Write out, word for word, every line from the first one through the line that holds "import * as d3 from 'd3';", and nothing else; skip the pictures.

— Start Information shown —

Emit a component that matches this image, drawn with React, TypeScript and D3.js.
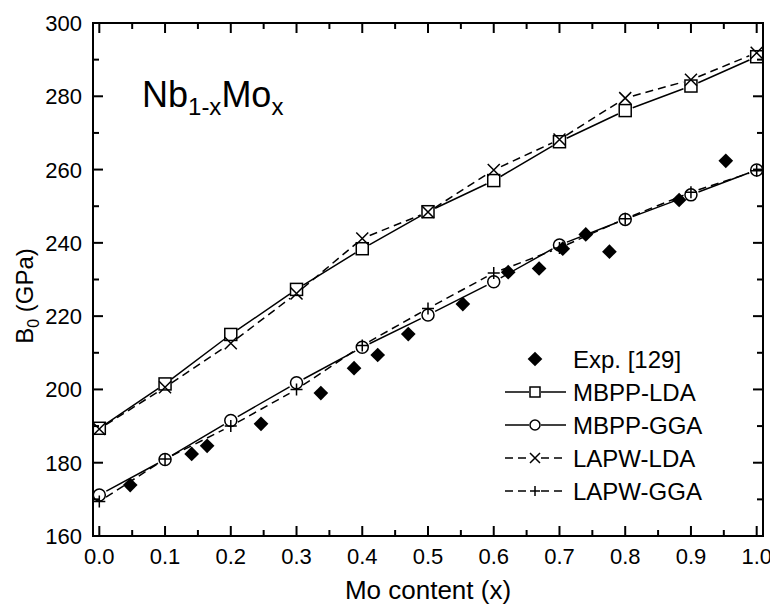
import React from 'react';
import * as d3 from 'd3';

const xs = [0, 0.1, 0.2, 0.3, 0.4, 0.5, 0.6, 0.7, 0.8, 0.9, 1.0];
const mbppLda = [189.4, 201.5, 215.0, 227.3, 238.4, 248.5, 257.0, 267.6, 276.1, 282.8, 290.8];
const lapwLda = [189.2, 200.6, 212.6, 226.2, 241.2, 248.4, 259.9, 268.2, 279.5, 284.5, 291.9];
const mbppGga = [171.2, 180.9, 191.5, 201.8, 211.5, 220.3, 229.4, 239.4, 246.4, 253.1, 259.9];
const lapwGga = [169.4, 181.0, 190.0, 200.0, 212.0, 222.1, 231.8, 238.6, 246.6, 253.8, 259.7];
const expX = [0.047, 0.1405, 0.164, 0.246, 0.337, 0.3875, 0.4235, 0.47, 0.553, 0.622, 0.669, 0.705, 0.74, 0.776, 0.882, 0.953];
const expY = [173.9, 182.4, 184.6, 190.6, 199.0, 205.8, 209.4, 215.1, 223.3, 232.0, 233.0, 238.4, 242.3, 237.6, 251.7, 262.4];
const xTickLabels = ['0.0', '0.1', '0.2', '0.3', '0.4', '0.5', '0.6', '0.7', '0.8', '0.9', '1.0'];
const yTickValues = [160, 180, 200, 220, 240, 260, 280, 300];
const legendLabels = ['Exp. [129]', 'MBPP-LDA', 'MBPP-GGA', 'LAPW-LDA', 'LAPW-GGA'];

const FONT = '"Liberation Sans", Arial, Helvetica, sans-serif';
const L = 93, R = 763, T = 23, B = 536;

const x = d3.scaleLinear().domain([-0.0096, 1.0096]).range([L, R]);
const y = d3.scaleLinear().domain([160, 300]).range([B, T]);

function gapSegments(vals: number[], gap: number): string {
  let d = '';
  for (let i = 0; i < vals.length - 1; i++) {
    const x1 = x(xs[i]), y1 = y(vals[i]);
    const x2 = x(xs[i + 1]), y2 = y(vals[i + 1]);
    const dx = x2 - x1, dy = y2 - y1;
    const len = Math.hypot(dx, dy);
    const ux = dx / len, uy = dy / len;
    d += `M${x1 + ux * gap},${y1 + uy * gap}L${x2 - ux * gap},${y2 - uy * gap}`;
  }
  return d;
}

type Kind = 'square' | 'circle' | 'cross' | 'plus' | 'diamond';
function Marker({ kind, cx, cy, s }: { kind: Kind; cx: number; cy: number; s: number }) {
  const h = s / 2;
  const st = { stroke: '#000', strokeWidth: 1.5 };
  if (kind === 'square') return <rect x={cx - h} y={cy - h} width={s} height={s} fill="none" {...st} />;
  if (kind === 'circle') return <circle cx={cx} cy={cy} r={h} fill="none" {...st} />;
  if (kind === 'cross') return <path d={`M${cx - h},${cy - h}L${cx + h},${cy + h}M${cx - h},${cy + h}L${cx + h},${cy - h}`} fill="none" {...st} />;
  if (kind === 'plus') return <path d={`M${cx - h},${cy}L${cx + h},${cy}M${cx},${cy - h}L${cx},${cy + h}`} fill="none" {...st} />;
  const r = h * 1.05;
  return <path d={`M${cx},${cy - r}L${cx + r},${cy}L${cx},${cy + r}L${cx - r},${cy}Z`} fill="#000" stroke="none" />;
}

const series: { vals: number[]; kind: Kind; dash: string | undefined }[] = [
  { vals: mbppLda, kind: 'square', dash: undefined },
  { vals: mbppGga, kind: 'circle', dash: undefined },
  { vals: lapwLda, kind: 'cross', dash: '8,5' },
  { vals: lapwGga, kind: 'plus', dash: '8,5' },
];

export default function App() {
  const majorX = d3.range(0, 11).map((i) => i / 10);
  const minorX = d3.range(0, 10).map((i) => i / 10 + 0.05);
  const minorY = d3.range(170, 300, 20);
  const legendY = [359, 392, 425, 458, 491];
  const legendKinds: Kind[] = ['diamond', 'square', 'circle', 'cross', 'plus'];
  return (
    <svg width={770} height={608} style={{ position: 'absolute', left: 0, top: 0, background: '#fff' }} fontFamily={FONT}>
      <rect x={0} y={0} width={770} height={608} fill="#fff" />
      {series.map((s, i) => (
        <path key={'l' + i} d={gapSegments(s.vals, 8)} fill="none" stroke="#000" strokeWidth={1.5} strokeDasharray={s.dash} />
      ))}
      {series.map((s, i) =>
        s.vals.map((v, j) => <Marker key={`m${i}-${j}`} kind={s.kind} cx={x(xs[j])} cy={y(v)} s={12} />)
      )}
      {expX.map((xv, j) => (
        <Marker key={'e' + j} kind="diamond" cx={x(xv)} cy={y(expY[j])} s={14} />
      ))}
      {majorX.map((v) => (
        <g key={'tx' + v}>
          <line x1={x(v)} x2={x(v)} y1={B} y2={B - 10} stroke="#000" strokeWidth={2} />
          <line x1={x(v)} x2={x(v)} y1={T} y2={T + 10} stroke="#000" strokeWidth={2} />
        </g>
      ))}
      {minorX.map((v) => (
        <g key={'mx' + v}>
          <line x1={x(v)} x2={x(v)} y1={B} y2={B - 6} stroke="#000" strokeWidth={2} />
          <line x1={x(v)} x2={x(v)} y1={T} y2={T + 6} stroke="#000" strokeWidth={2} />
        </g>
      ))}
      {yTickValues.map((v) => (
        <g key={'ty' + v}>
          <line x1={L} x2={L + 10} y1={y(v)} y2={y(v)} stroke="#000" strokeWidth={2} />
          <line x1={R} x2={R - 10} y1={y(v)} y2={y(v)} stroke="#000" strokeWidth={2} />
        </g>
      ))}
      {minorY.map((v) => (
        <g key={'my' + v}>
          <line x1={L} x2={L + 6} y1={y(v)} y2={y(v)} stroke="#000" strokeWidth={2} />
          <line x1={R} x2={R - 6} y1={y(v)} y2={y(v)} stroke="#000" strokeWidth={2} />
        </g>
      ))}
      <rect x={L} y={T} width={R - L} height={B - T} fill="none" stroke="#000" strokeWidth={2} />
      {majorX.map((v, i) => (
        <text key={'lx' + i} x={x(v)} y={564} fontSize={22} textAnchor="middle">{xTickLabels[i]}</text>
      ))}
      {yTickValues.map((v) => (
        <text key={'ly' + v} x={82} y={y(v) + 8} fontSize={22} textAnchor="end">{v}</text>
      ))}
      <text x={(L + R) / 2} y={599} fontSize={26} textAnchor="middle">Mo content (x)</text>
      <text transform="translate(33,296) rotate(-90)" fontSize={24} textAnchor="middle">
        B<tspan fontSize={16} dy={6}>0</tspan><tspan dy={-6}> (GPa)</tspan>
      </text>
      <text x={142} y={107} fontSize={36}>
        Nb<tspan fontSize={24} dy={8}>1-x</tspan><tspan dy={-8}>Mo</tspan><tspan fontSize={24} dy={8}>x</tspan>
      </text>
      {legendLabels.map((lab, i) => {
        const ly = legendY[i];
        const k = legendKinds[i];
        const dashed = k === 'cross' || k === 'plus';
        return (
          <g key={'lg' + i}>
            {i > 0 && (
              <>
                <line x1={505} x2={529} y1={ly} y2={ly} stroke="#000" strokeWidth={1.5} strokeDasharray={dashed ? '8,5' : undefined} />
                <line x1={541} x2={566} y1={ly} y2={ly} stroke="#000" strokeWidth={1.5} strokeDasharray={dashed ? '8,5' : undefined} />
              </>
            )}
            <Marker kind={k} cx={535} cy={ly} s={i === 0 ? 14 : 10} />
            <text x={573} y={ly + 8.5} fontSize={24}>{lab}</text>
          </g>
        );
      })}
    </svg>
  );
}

— End Information shown —

Solution:
Emit a component that matches this image, drawn with React, TypeScript and D3.js.
import React from 'react';
import * as d3 from 'd3';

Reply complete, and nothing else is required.